■ **WHAT THE TASK REQUIRES**
Your task is to repeat the lines below exactly, excluding any pictures they contain.

........

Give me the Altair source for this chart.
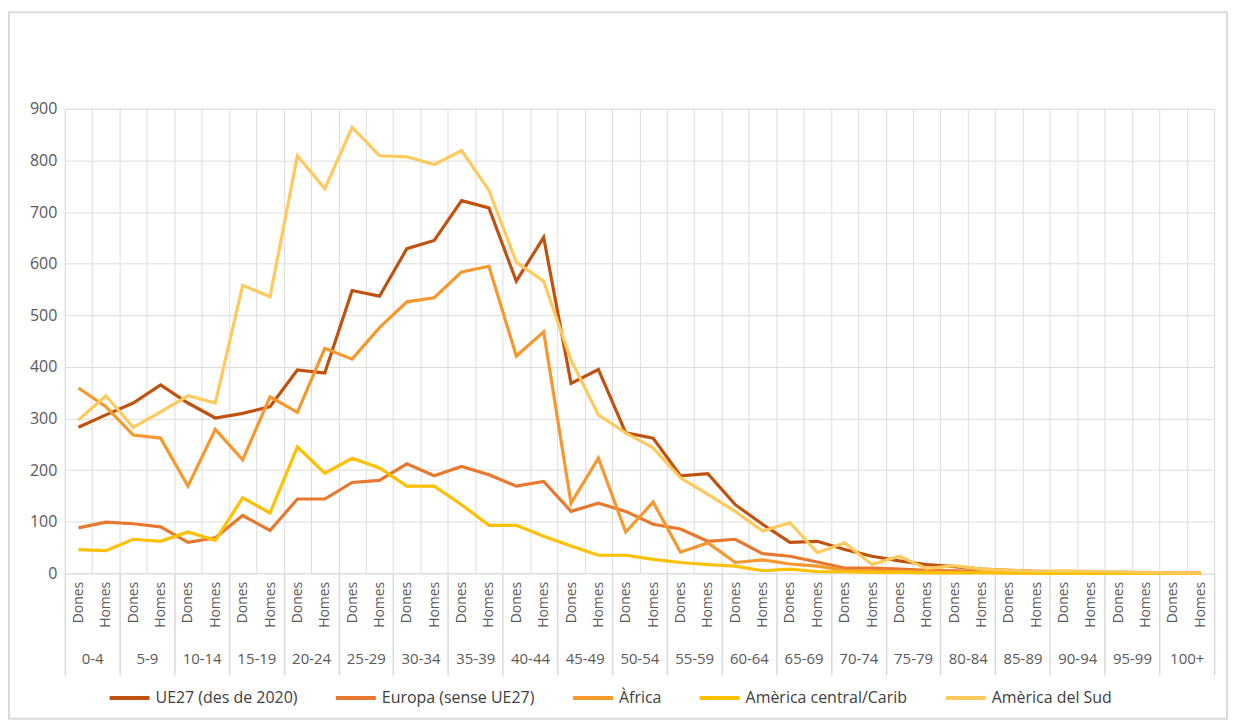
import altair as alt
import pandas as pd

ages = ["0-4", "5-9", "10-14", "15-19", "20-24", "25-29", "30-34", "35-39", "40-44",
        "45-49", "50-54", "55-59", "60-64", "65-69", "70-74", "75-79", "80-84", "85-89",
        "90-94", "95-99", "100+"]
sexes = ["Dones", "Homes"]

series_names = ["UE27 (des de 2020)", "Europa (sense UE27)", "Àfrica",
                "Amèrica central/Carib", "Amèrica del Sud"]
colors = ["#C0520F", "#E8782E", "#F7982F", "#FFC000", "#FFC95C"]

ue27 = [283, 307, 330, 365, 330, 301, 310, 323, 394, 388, 548, 537, 629, 645, 722, 708,
        566, 651, 368, 395, 272, 262, 189, 193, 133, 95, 60, 62, 46, 33, 24, 17, 13, 8,
        6, 4, 3, 2, 2, 1, 1, 0]
europa = [88, 99, 96, 90, 60, 69, 112, 83, 144, 144, 176, 180, 212, 189, 207, 191,
          169, 178, 120, 136, 120, 95, 86, 62, 66, 38, 33, 22, 10, 10, 8, 6, 5, 4,
          3, 2, 2, 1, 1, 0, 0, 0]
africa = [359, 323, 268, 262, 169, 279, 220, 342, 312, 436, 415, 476, 526, 534, 584, 595,
          421, 468, 136, 223, 80, 138, 41, 59, 21, 26, 18, 14, 6, 5, 4, 3, 2, 2,
          1, 1, 1, 0, 0, 0, 0, 0]
carib = [46, 44, 66, 62, 80, 64, 146, 117, 245, 194, 223, 204, 169, 169, 133, 93,
         93, 72, 53, 35, 35, 27, 21, 17, 14, 5, 8, 3, 3, 2, 2, 1, 1, 1,
         1, 0, 0, 0, 0, 0, 0, 0]
sud = [297, 344, 283, 313, 344, 330, 558, 536, 809, 745, 864, 809, 807, 792, 819, 742,
       603, 566, 413, 307, 272, 243, 185, 153, 120, 82, 98, 40, 59, 17, 33, 9, 15, 8,
       6, 4, 5, 4, 3, 2, 1, 1]

keys = [f"{a} {s}" for a in ages for s in sexes]
rows = []
for name, vals in zip(series_names, [ue27, europa, africa, carib, sud]):
    for k, v in zip(keys, vals):
        rows.append({"serie": name, "key": k, "age": k.split(" ")[0], "valor": v})
df = pd.DataFrame(rows)

W, H = 1153, 466
FONT = "Open Sans"
TXT = "#595959"
GRID = "#d9d9d9"

lines = alt.Chart(df).mark_line(strokeWidth=3.2).encode(
    x=alt.X("key:N", sort=keys,
            scale=alt.Scale(type="band", paddingInner=0, paddingOuter=0),
            axis=alt.Axis(title=None, labelExpr="split(datum.label, ' ')[1]",
                          labelAngle=-90, tickBand="extent", grid=True, ticks=False,
                          domain=False, labelPadding=8, labelFontSize=14,
                          labelColor=TXT, labelFont=FONT, labelOverlap=False)),
    y=alt.Y("valor:Q", scale=alt.Scale(domain=[0, 900], nice=False),
            axis=alt.Axis(title=None, values=list(range(0, 901, 100)), ticks=False,
                          domain=False, labelPadding=8, labelFontSize=16,
                          labelColor=TXT, labelFont=FONT)),
    color=alt.Color("serie:N", sort=series_names,
                    scale=alt.Scale(domain=series_names, range=colors),
                    legend=alt.Legend(title=None, orient="none", legendX=43, legendY=569,
                                      direction="horizontal", symbolType="stroke",
                                      symbolSize=1600, symbolStrokeWidth=4,
                                      labelFontSize=16, labelFont=FONT,
                                      labelColor="#404040", columnPadding=30,
                                      labelOffset=4, padding=0, labelLimit=0)),
    detail="serie:N",
)

age_axis = alt.Chart(df).mark_point(opacity=0).encode(
    x=alt.X("age:N", sort=ages,
            scale=alt.Scale(type="band", paddingInner=0, paddingOuter=0),
            axis=alt.Axis(orient="bottom", title=None, labelAngle=0, tickBand="extent",
                          ticks=True, tickSize=102, tickColor=GRID, tickWidth=1.5,
                          domain=False, grid=False, labelPadding=-24,
                          labelBaseline="top", labelFontSize=15, labelColor=TXT,
                          labelFont=FONT, labelOverlap=False)),
    y=alt.value(0),
)

frame = alt.Chart(pd.DataFrame({"f": [0]})).mark_rect(
    fill="transparent", stroke=GRID, strokeWidth=2
).encode(
    x=alt.value(-56), x2=alt.value(1166), y=alt.value(-97), y2=alt.value(612)
)

chart = alt.layer(frame, lines, age_axis).resolve_scale(x="independent").properties(
    width=W, height=H,
    autosize=alt.AutoSizeParams(type="none"),
    padding={"left": 57, "top": 100, "right": 15, "bottom": 148},
).configure_view(stroke=GRID, strokeWidth=1.5).configure_axis(
    gridColor=GRID, gridWidth=1.5
).configure(background="white")

chart.save("out.html", embed_options={"renderer": "svg", "actions": False})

........

■ **COMPLETE OUTPUT**
Give me the Altair source for this chart.
import altair as alt
import pandas as pd

ages = ["0-4", "5-9", "10-14", "15-19", "20-24", "25-29", "30-34", "35-39", "40-44",
        "45-49", "50-54", "55-59", "60-64", "65-69", "70-74", "75-79", "80-84", "85-89",
        "90-94", "95-99", "100+"]
sexes = ["Dones", "Homes"]

series_names = ["UE27 (des de 2020)", "Europa (sense UE27)", "Àfrica",
                "Amèrica central/Carib", "Amèrica del Sud"]
colors = ["#C0520F", "#E8782E", "#F7982F", "#FFC000", "#FFC95C"]

ue27 = [283, 307, 330, 365, 330, 301, 310, 323, 394, 388, 548, 537, 629, 645, 722, 708,
        566, 651, 368, 395, 272, 262, 189, 193, 133, 95, 60, 62, 46, 33, 24, 17, 13, 8,
        6, 4, 3, 2, 2, 1, 1, 0]
europa = [88, 99, 96, 90, 60, 69, 112, 83, 144, 144, 176, 180, 212, 189, 207, 191,
          169, 178, 120, 136, 120, 95, 86, 62, 66, 38, 33, 22, 10, 10, 8, 6, 5, 4,
          3, 2, 2, 1, 1, 0, 0, 0]
africa = [359, 323, 268, 262, 169, 279, 220, 342, 312, 436, 415, 476, 526, 534, 584, 595,
          421, 468, 136, 223, 80, 138, 41, 59, 21, 26, 18, 14, 6, 5, 4, 3, 2, 2,
          1, 1, 1, 0, 0, 0, 0, 0]
carib = [46, 44, 66, 62, 80, 64, 146, 117, 245, 194, 223, 204, 169, 169, 133, 93,
         93, 72, 53, 35, 35, 27, 21, 17, 14, 5, 8, 3, 3, 2, 2, 1, 1, 1,
         1, 0, 0, 0, 0, 0, 0, 0]
sud = [297, 344, 283, 313, 344, 330, 558, 536, 809, 745, 864, 809, 807, 792, 819, 742,
       603, 566, 413, 307, 272, 243, 185, 153, 120, 82, 98, 40, 59, 17, 33, 9, 15, 8,
       6, 4, 5, 4, 3, 2, 1, 1]

keys = [f"{a} {s}" for a in ages for s in sexes]
rows = []
for name, vals in zip(series_names, [ue27, europa, africa, carib, sud]):
    for k, v in zip(keys, vals):
        rows.append({"serie": name, "key": k, "age": k.split(" ")[0], "valor": v})
df = pd.DataFrame(rows)

W, H = 1153, 466
FONT = "Open Sans"
TXT = "#595959"
GRID = "#d9d9d9"

lines = alt.Chart(df).mark_line(strokeWidth=3.2).encode(
    x=alt.X("key:N", sort=keys,
            scale=alt.Scale(type="band", paddingInner=0, paddingOuter=0),
            axis=alt.Axis(title=None, labelExpr="split(datum.label, ' ')[1]",
                          labelAngle=-90, tickBand="extent", grid=True, ticks=False,
                          domain=False, labelPadding=8, labelFontSize=14,
                          labelColor=TXT, labelFont=FONT, labelOverlap=False)),
    y=alt.Y("valor:Q", scale=alt.Scale(domain=[0, 900], nice=False),
            axis=alt.Axis(title=None, values=list(range(0, 901, 100)), ticks=False,
                          domain=False, labelPadding=8, labelFontSize=16,
                          labelColor=TXT, labelFont=FONT)),
    color=alt.Color("serie:N", sort=series_names,
                    scale=alt.Scale(domain=series_names, range=colors),
                    legend=alt.Legend(title=None, orient="none", legendX=43, legendY=569,
                                      direction="horizontal", symbolType="stroke",
                                      symbolSize=1600, symbolStrokeWidth=4,
                                      labelFontSize=16, labelFont=FONT,
                                      labelColor="#404040", columnPadding=30,
                                      labelOffset=4, padding=0, labelLimit=0)),
    detail="serie:N",
)

age_axis = alt.Chart(df).mark_point(opacity=0).encode(
    x=alt.X("age:N", sort=ages,
            scale=alt.Scale(type="band", paddingInner=0, paddingOuter=0),
            axis=alt.Axis(orient="bottom", title=None, labelAngle=0, tickBand="extent",
                          ticks=True, tickSize=102, tickColor=GRID, tickWidth=1.5,
                          domain=False, grid=False, labelPadding=-24,
                          labelBaseline="top", labelFontSize=15, labelColor=TXT,
                          labelFont=FONT, labelOverlap=False)),
    y=alt.value(0),
)

frame = alt.Chart(pd.DataFrame({"f": [0]})).mark_rect(
    fill="transparent", stroke=GRID, strokeWidth=2
).encode(
    x=alt.value(-56), x2=alt.value(1166), y=alt.value(-97), y2=alt.value(612)
)

chart = alt.layer(frame, lines, age_axis).resolve_scale(x="independent").properties(
    width=W, height=H,
    autosize=alt.AutoSizeParams(type="none"),
    padding={"left": 57, "top": 100, "right": 15, "bottom": 148},
).configure_view(stroke=GRID, strokeWidth=1.5).configure_axis(
    gridColor=GRID, gridWidth=1.5
).configure(background="white")

chart.save("out.html", embed_options={"renderer": "svg", "actions": False})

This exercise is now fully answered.